A History of What Comes Next
- First edition cover
- Author: Sylvain Neuvel
- Language: English
- Series: Take Them to the Stars
- Genre: Alternate history; Science fiction;
- Publisher: Tor Books
- Publication date: February 2021
- Publication place: Canada
- Media type: Hardback
- Pages: 302
- ISBN: 978-1-250-26206-6
- Followed by: Until the Last of Me

= A History of What Comes Next =

2021 novel by Sylvain Neuvel

A History of What Comes Next is a 2021 science fiction alternate history novel by Canadian writer Sylvain Neuvel. It was first published in the United States in February 2021 by Tor Books, and in the United Kingdom in March 2021 by Michael Joseph. The book is the first of three books in Neuvel's Take Them to the Stars series, followed by Until the Last of Me (2022) and For the First Time, Again (2023).

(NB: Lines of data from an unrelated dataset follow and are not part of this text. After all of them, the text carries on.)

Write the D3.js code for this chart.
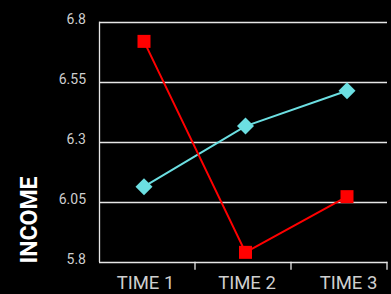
<!DOCTYPE html>
<html>
<head>
<meta charset="utf-8">
<script src="https://cdn.jsdelivr.net/npm/d3@7"></script>
<style>
  html, body { margin: 0; padding: 0; background: #000; }
  svg { display: block; }
</style>
</head>
<body>
<div id="chart"></div>
<script>
// chart data
const times = ["TIME 1", "TIME 2", "TIME 3"];
const redValues = [6.718, 5.839, 6.071];
const cyanValues = [6.1125, 6.365, 6.5125];
const yTicks = [5.8, 6.05, 6.3, 6.55, 6.8];
const yLabel = "INCOME";

const width = 391, height = 294;
const plot = {left: 99, right: 387, top: 21.7, bottom: 261.7};

const svg = d3.select("#chart").append("svg")
  .attr("width", width)
  .attr("height", height)
  .style("background", "#000");

// scales
const y = d3.scaleLinear().domain([5.8, 6.8]).range([plot.bottom, plot.top]);
const x = d3.scalePoint().domain(times).range([144, 347]);
const band = d3.scaleBand().domain(times).range([plot.left, plot.right]); // for tick dividers

// gridlines
svg.append("g")
  .selectAll("line")
  .data(yTicks.slice(1))
  .enter().append("line")
    .attr("x1", plot.left).attr("x2", plot.right)
    .attr("y1", d => Math.round(y(d)) + 0.5)
    .attr("y2", d => Math.round(y(d)) + 0.5)
    .attr("stroke", "#e6e6e6")
    .attr("stroke-width", 1.3);

// y tick labels
svg.append("g")
  .selectAll("text")
  .data(yTicks)
  .enter().append("text")
    .attr("x", 86)
    .attr("y", d => y(d) + 2.5)
    .attr("text-anchor", "end")
    .attr("fill", "#cfcfcf")
    .style("font-family", "Roboto, sans-serif")
    .style("font-size", "14px")
    .text(d => d);

// axes lines
svg.append("line")
  .attr("x1", plot.left + 0.5).attr("x2", plot.left + 0.5)
  .attr("y1", plot.top).attr("y2", plot.bottom + 0.5)
  .attr("stroke", "#e6e6e6").attr("stroke-width", 1.3);
svg.append("line")
  .attr("x1", plot.left).attr("x2", plot.right + 0.5)
  .attr("y1", Math.round(plot.bottom) + 0.5).attr("y2", Math.round(plot.bottom) + 0.5)
  .attr("stroke", "#e6e6e6").attr("stroke-width", 1.3);

// tick dividers between categories
svg.append("g")
  .selectAll("line")
  .data(times)
  .enter().append("line")
    .attr("x1", d => band(d) + band.bandwidth())
    .attr("x2", d => band(d) + band.bandwidth())
    .attr("y1", plot.bottom)
    .attr("y2", plot.bottom + 8)
    .attr("stroke", "#e6e6e6").attr("stroke-width", 1.3);

// x labels
svg.append("g")
  .selectAll("text")
  .data(times)
  .enter().append("text")
    .attr("x", d => x(d) + 1.5)
    .attr("y", 289.3)
    .attr("text-anchor", "middle")
    .attr("fill", "#cfcfcf")
    .style("font-family", "Roboto, sans-serif")
    .style("font-size", "18.5px")
    .text(d => d);

// y axis title
svg.append("text")
  .attr("transform", "translate(36.5,220) rotate(-90)")
  .attr("text-anchor", "middle")
  .attr("fill", "#fff")
  .style("font-family", "Roboto, sans-serif")
  .style("font-weight", "bold")
  .style("font-size", "23px")
  .text(yLabel);

const line = d3.line()
  .x((d, i) => x(times[i]))
  .y(d => y(d));

// cyan series
svg.append("path")
  .datum(cyanValues)
  .attr("d", line)
  .attr("fill", "none")
  .attr("stroke", "#6cdfe2")
  .attr("stroke-width", 2);
svg.append("g")
  .selectAll("rect")
  .data(cyanValues)
  .enter().append("rect")
    .attr("x", -6).attr("y", -6)
    .attr("width", 12).attr("height", 12)
    .attr("transform", (d, i) => "translate(" + x(times[i]) + "," + y(d) + ") rotate(45)")
    .attr("fill", "#6cdfe2");

// red series
svg.append("path")
  .datum(redValues)
  .attr("d", line)
  .attr("fill", "none")
  .attr("stroke", "#ff0000")
  .attr("stroke-width", 2);
svg.append("g")
  .selectAll("rect")
  .data(redValues)
  .enter().append("rect")
    .attr("x", (d, i) => x(times[i]) - 6.5)
    .attr("y", d => y(d) - 6.5)
    .attr("width", 13).attr("height", 13)
    .attr("fill", "#ff0000");
</script>
</body>
</html>
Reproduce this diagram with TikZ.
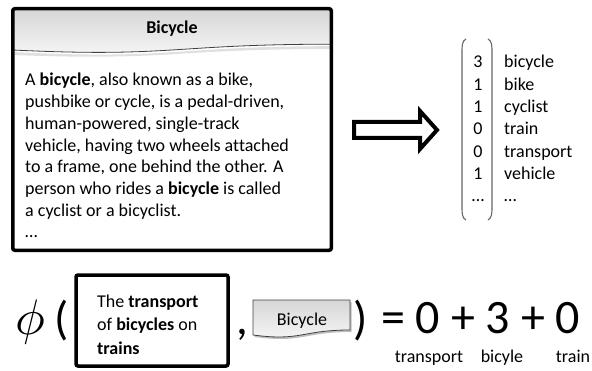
\documentclass[tikz,border=0pt]{standalone}
\usepackage{fontspec}
\setmainfont{Carlito}[Ligatures=NoCommon]
\begin{document}
\begin{tikzpicture}[x=1pt,y=1pt,
  txt/.style={font=\fontsize{18}{21.7}\selectfont, inner sep=0pt},
  big/.style={font=\fontsize{47}{50}\selectfont, inner sep=0pt},
  frame/.style={draw=black, line width=3.5pt, rounded corners=2pt, inner sep=0pt},
  docfill/.style={top color=gray!32, bottom color=gray!6},
  docline/.style={draw=black!75, line width=0.8pt},
  bracket/.style={draw=black!60, line width=1.1pt},
  blockarrow/.style={draw=black, line width=4pt, fill=white, miter limit=10}]
\useasboundingbox (0,0) rectangle (592,370);

% ---------- document card with header ----------
\coordinate (hNW) at (12.75,361.25);
\coordinate (hNE) at (331.25,361.25);
\coordinate (hSE) at (331.25,325.8);
\coordinate (hSW) at (12.75,320);
\fill[black, opacity=0.12] (12.75,318) .. controls (172,309.8) and (172,323.8) .. (331.25,323.8)
   -- (331.25,321) .. controls (172,321) and (172,309) .. (12.75,315) -- cycle;
\path[docfill] (hNW) -- (hNE) -- (hSE) .. controls (172,325.8) and (172,312.3) .. (hSW) -- cycle;
\draw[docline] (hSE) .. controls (172,325.8) and (172,312.3) .. (hSW);
\node[frame, minimum width=318.5, minimum height=241.5] (doc) at (172,240.5) {};
\node[txt, font=\fontsize{18}{21.7}\selectfont\bfseries, anchor=base] (title) at (172,336) {Bicycle};

\foreach \t [count=\i from 0] in {
  {A \textbf{bicycle}, also known as a bike,},
  {pushbike or cycle, is a pedal-driven,},
  {human-powered, single-track},
  {vehicle, having two wheels attached},
  {to a frame, one behind the other. A},
  {person who rides a \textbf{bicycle} is called},
  {a cyclist or a bicyclist.},
  {…}}
  \node[txt, anchor=base west] (body\i) at (25,284-21.7*\i) {\t};

% ---------- hollow block arrow ----------
\coordinate (arr) at (354,240);
\draw[blockarrow] (arr) ++(0,8) -- ++(66,0) -- ++(0,11) -- (437,240) -- (420,221) -- ++(0,11) -- (354,232) -- cycle;

% ---------- term vector ----------
\foreach \n/\w [count=\i from 0] in {3/bicycle,1/bike,1/cyclist,0/train,0/transport,1/vehicle,…/…} {
  \node[txt, anchor=base] (num\i) at (478,302-22.3*\i) {\n};
  \node[txt, anchor=base west] (term\i) at (504,302-22.3*\i) {\w};
}
\draw[bracket] (466,331) .. controls (462,329) and (462,324) .. (462,318) -- (462,163)
   .. controls (462,157) and (462,152) .. (466,150);
\draw[bracket] (488,331) .. controls (492,329) and (492,324) .. (492,318) -- (492,163)
   .. controls (492,157) and (492,152) .. (488,150);

% ---------- similarity expression ----------
\node[inner sep=0pt, scale=5.0, anchor=base] (phi) at (30,36) {$\phi$};
\node[big, anchor=base] (lpar) at (62,36) {(};

\node[frame, minimum width=152, minimum height=91] (query) at (152,49.5) {};
\node[txt, anchor=base west] (q0) at (97,63) {The \textbf{transport}};
\node[txt, anchor=base west] (q1) at (97,39.5) {of \textbf{bicycles} on};
\node[txt, anchor=base west] (q2) at (97,16) {\textbf{trains}};

\node[big, anchor=base] (comma) at (242,36) {,};

% small document card
\fill[black, opacity=0.25] (254.5,68) -- (351.5,68) -- (351.5,38)
  .. controls (303,38) and (303,26.5) .. (254.5,33) -- cycle;
\path[docfill, docline] (253,70) -- (350,70) -- (350,40)
  .. controls (301.5,40) and (301.5,28.5) .. (253,35) -- cycle;
\node[txt, anchor=base] (card) at (302,45) {Bicycle};

\node[big, anchor=base] (rpar) at (361,36) {)};
\node[big, anchor=base west, font=\fontsize{48}{50}\selectfont] (eq) at (381,37) {= 0 + 3 + 0};

\node[txt, anchor=base] (l1) at (429,8) {transport};
\node[txt, anchor=base] (l2) at (502,8) {bicyle};
\node[txt, anchor=base] (l3) at (573,8) {train};
\end{tikzpicture}
\end{document}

A History of What Comes Next is set between 1945 and 1961 during World War II and the Cold War. It is about a group of women who manipulate history for their own ends. Some of the historical figures included in the book are German and Soviet rocket scientists Wernher von Braun and Sergei Korolev. Historical events covered include the United States' Operation Paperclip and the Soviet counterpart, Operation Osoaviakhim. The novel's chapter titles are titles of songs from the period in which the chapters take place.

==Plot introduction==
A History of What Comes Next is about the Kibsu, a mysterious society of powerful women who have been manipulating history for three thousand years to save humanity, and ultimately get them into space. The story begins in Germany in 1945, near the end of World War II. Sara and her nineteen-year-old daughter Mia are the 98th and 99th generation of the clan, and Mia is instructed by her mother to infiltrate Germany's rocket research facility at Peenemünde and persuade rocket scientist Wernher von Braun to surrender to the advancing Americans, rather than the Russians. Then, satisfied that von Braun is working for the Americans in their space program, Sara and Mia move to Moscow, where Mia coaxes Russian rocket scientist Sergei Korolev to recruit German specialists to jumpstart Russia's own missile and space program. The Kibsu's aim is to create a space race between the Americans and Soviets that will accelerate research and development on both sides. This results in the Soviet Union launching Sputnik 1 in October 1957, followed by Explorer 1 four months later by the United States.

==Critical reception==
Kirkus Reviews described A History of What Comes Next as "similar in tone to an X-Files episode, replete with arcane secrets, conspiracy theories, and the possibility of aliens living among us." It praised Mia's character development and her "painful and revelatory journey of self-discovery", but felt that the novel's conclusion is "abrupt and unsatisfying". In a starred review, Publishers Weekly stated that the novel "make[s] for deeply gratifying reading". It said "[t]he balance of wry narration, wired action, and delicate worldbuilding" will appeal to "[f]ans of alternate history and intelligent sci-fi.

Mark Yon wrote in SFFWorld that A History of What Comes Next "takes the tropes of the past and reuses them in an engagingly contemporary style story". He said it has "a brilliant premise" that makes it "a lot of fun" to read and must have been "a joy to write". Yon liked the characters, particularly Mia, who he described as "bright, lively, fiercely intelligent", but "not invulnerable [to making] mistakes". He said Mia reminded him of Friday in Robert Heinlein's 1982 novel of the same name, adding that "Mia is probably the epitome of what Heinlein would see as the person to carry the plot."

In a review of the book in Fantasy Literature, Bill Capossere wrote that the premise is "intriguing", but felt that because of its "structure and style, the execution didn’t allow the book to achieve its potential." Capossere liked the flashbacks to the early generations of the Kibsu and their goal of taking humanity to the stars, long before flight had even been achieved. He also liked Neuvel's portrayal of Sara and Mia's mother-daughter relationship, but felt that more backstory would have helped explain their role in the mission. Overall, Capossere found the book's dialog "flat or clumsy", and the writing, "workmanlike", but not memorable. He gave the book 2½ stars out of 5.

In another review in Fantasy Literature, Tadiana Jones was impressed by the historical research that went into this novel, and the way Neuvel merged the activities of the Kibsu into real historical events. Jones said she learnt "a lot" from the book, but found her "interest flagged after a while" because of its focus on history rather than the science fiction side of the story. She found the flashbacks "the most intriguing parts" of the story, but complained that there were not enough of them. Jones wrote that she was "deeply disappointed" with the ending, stating that it leaves "the overall plot entirely unresolved", but acknowledged that this could be addressed in the subsequent books in the Take Them to the Stars series. She gave the book 3 stars out of 5.